Data segment:

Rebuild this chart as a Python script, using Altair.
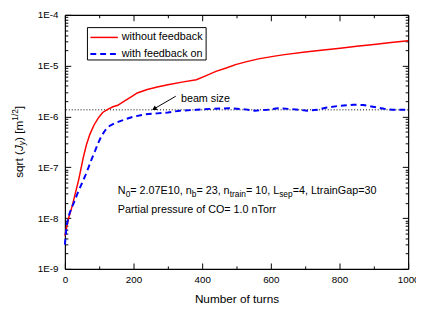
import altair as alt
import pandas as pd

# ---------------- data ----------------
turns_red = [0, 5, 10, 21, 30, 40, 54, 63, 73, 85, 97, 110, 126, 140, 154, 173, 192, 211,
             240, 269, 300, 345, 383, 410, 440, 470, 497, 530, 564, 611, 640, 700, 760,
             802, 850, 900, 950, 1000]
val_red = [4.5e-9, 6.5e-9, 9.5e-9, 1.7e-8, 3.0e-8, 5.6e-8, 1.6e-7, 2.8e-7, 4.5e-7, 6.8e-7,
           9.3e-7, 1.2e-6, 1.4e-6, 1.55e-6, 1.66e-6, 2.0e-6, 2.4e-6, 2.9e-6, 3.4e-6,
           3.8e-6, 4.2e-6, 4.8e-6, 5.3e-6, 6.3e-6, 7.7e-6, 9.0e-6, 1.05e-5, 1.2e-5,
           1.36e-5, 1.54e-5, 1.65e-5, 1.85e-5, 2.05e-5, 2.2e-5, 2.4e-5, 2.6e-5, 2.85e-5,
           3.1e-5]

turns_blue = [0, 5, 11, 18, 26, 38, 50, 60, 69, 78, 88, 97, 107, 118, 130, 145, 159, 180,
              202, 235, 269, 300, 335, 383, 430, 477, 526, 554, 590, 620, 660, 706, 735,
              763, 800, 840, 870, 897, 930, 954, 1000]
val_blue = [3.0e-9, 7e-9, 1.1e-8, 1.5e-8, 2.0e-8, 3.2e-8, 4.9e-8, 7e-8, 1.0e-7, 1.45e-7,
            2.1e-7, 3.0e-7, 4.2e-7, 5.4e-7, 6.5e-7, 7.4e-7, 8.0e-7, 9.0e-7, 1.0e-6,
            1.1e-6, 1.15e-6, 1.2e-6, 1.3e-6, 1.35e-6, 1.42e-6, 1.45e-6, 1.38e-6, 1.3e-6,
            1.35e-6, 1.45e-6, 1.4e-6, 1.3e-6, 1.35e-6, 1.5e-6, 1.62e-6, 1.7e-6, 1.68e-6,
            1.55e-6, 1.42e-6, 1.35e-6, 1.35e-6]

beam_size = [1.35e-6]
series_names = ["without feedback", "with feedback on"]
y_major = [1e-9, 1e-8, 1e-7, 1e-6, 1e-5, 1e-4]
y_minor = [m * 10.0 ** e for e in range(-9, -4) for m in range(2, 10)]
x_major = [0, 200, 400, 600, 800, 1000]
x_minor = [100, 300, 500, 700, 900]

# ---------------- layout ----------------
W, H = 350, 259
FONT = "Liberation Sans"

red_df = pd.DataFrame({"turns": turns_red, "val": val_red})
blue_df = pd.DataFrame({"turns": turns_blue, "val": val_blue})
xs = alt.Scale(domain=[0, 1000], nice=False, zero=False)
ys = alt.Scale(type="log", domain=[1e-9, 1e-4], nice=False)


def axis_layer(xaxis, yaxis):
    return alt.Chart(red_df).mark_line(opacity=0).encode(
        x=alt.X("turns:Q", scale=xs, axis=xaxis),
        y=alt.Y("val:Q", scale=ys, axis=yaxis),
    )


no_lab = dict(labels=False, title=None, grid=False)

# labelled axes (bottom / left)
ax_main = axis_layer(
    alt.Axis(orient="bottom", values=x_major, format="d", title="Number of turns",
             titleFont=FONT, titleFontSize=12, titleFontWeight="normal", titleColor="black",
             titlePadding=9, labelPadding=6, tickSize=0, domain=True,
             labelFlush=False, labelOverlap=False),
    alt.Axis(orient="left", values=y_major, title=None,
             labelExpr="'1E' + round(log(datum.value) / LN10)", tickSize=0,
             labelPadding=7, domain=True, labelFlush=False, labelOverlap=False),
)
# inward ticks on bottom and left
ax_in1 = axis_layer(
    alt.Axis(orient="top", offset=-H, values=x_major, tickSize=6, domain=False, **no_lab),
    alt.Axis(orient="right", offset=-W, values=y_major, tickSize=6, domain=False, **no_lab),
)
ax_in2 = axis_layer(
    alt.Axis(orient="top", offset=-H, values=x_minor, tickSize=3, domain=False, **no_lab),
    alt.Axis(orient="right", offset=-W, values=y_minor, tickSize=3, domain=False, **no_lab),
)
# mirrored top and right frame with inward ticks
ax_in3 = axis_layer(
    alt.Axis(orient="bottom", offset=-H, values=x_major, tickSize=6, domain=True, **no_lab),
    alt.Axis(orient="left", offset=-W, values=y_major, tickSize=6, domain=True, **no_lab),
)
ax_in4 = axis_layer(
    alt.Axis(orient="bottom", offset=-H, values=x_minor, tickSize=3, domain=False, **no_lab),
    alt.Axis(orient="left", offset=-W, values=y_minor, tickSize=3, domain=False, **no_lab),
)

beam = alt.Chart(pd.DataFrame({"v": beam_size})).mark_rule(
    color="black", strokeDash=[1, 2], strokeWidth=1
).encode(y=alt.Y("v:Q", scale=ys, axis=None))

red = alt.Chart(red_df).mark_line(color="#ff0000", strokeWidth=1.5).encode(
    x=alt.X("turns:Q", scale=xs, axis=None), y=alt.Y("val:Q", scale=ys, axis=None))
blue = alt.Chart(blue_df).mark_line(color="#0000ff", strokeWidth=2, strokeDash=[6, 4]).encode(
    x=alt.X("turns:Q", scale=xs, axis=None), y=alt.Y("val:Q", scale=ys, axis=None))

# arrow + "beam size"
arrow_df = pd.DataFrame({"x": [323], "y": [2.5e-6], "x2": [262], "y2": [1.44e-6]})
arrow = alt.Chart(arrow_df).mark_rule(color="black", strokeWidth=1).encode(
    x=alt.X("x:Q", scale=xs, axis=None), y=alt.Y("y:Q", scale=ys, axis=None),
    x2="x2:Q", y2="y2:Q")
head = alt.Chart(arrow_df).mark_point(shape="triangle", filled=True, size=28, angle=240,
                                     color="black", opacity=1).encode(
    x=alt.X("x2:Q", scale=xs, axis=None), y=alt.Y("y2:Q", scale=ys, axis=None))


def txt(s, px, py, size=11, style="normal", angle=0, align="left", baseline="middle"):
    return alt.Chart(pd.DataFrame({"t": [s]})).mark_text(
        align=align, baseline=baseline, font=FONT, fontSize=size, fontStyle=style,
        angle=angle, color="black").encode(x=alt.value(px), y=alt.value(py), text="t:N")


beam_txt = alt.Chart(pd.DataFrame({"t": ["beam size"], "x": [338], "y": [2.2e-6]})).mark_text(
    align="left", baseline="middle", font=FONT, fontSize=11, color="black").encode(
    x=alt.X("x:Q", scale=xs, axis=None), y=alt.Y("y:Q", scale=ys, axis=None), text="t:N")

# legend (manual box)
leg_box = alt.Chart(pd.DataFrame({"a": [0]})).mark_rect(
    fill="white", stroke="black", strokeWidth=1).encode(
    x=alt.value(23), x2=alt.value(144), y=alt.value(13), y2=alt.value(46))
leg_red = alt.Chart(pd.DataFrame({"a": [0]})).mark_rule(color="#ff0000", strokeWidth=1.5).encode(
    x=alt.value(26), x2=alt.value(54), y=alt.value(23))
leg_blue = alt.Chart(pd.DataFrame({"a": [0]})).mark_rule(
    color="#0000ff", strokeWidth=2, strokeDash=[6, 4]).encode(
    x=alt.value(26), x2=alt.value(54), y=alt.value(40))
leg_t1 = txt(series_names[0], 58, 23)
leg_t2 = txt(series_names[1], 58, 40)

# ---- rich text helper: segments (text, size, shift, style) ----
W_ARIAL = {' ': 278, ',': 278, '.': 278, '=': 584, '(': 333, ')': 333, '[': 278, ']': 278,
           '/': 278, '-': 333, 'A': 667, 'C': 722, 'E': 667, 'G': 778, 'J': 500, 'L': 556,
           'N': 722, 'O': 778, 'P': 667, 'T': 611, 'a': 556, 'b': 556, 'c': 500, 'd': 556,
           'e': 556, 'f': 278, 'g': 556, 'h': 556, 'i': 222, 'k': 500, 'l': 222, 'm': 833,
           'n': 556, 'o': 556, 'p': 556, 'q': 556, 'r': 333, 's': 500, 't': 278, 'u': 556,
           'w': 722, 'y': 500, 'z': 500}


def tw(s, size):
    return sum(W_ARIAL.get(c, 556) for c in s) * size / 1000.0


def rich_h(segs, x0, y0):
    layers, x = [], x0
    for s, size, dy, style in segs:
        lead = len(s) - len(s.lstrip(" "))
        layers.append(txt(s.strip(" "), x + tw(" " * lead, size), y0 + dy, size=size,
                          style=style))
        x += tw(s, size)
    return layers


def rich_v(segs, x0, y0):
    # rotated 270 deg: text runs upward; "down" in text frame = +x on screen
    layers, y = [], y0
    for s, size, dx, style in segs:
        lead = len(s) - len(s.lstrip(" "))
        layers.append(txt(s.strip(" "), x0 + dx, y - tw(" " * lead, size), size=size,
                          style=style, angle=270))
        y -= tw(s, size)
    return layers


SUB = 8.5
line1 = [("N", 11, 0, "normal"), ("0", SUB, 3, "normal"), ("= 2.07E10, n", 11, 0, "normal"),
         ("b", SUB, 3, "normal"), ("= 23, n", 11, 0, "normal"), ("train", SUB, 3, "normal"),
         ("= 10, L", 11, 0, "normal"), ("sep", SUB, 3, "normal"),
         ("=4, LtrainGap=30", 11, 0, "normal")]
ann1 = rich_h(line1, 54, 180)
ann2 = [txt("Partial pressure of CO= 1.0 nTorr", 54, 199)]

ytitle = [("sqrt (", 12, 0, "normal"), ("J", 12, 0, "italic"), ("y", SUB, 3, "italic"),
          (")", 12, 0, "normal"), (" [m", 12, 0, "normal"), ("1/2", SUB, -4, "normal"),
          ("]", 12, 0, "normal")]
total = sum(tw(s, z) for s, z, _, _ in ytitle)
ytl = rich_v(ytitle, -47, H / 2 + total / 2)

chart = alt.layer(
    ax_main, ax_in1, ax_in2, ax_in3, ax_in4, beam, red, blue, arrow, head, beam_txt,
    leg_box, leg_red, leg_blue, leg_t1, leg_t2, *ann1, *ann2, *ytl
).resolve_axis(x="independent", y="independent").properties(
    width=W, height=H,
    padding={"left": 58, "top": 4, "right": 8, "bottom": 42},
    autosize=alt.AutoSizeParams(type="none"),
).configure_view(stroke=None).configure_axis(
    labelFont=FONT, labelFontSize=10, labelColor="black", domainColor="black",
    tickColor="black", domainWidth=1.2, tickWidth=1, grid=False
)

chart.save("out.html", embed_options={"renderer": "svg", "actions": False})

Your task: Emit the lines of the material exactly, from its first line to the line containing "1.55e-6, 1.42e-6, 1.35e-6, 1.35e-6]", inclusive; leave every picture out.

Answer to this task:
Rebuild this chart as a Python script, using Altair.
import altair as alt
import pandas as pd

# ---------------- data ----------------
turns_red = [0, 5, 10, 21, 30, 40, 54, 63, 73, 85, 97, 110, 126, 140, 154, 173, 192, 211,
             240, 269, 300, 345, 383, 410, 440, 470, 497, 530, 564, 611, 640, 700, 760,
             802, 850, 900, 950, 1000]
val_red = [4.5e-9, 6.5e-9, 9.5e-9, 1.7e-8, 3.0e-8, 5.6e-8, 1.6e-7, 2.8e-7, 4.5e-7, 6.8e-7,
           9.3e-7, 1.2e-6, 1.4e-6, 1.55e-6, 1.66e-6, 2.0e-6, 2.4e-6, 2.9e-6, 3.4e-6,
           3.8e-6, 4.2e-6, 4.8e-6, 5.3e-6, 6.3e-6, 7.7e-6, 9.0e-6, 1.05e-5, 1.2e-5,
           1.36e-5, 1.54e-5, 1.65e-5, 1.85e-5, 2.05e-5, 2.2e-5, 2.4e-5, 2.6e-5, 2.85e-5,
           3.1e-5]

turns_blue = [0, 5, 11, 18, 26, 38, 50, 60, 69, 78, 88, 97, 107, 118, 130, 145, 159, 180,
              202, 235, 269, 300, 335, 383, 430, 477, 526, 554, 590, 620, 660, 706, 735,
              763, 800, 840, 870, 897, 930, 954, 1000]
val_blue = [3.0e-9, 7e-9, 1.1e-8, 1.5e-8, 2.0e-8, 3.2e-8, 4.9e-8, 7e-8, 1.0e-7, 1.45e-7,
            2.1e-7, 3.0e-7, 4.2e-7, 5.4e-7, 6.5e-7, 7.4e-7, 8.0e-7, 9.0e-7, 1.0e-6,
            1.1e-6, 1.15e-6, 1.2e-6, 1.3e-6, 1.35e-6, 1.42e-6, 1.45e-6, 1.38e-6, 1.3e-6,
            1.35e-6, 1.45e-6, 1.4e-6, 1.3e-6, 1.35e-6, 1.5e-6, 1.62e-6, 1.7e-6, 1.68e-6,
            1.55e-6, 1.42e-6, 1.35e-6, 1.35e-6]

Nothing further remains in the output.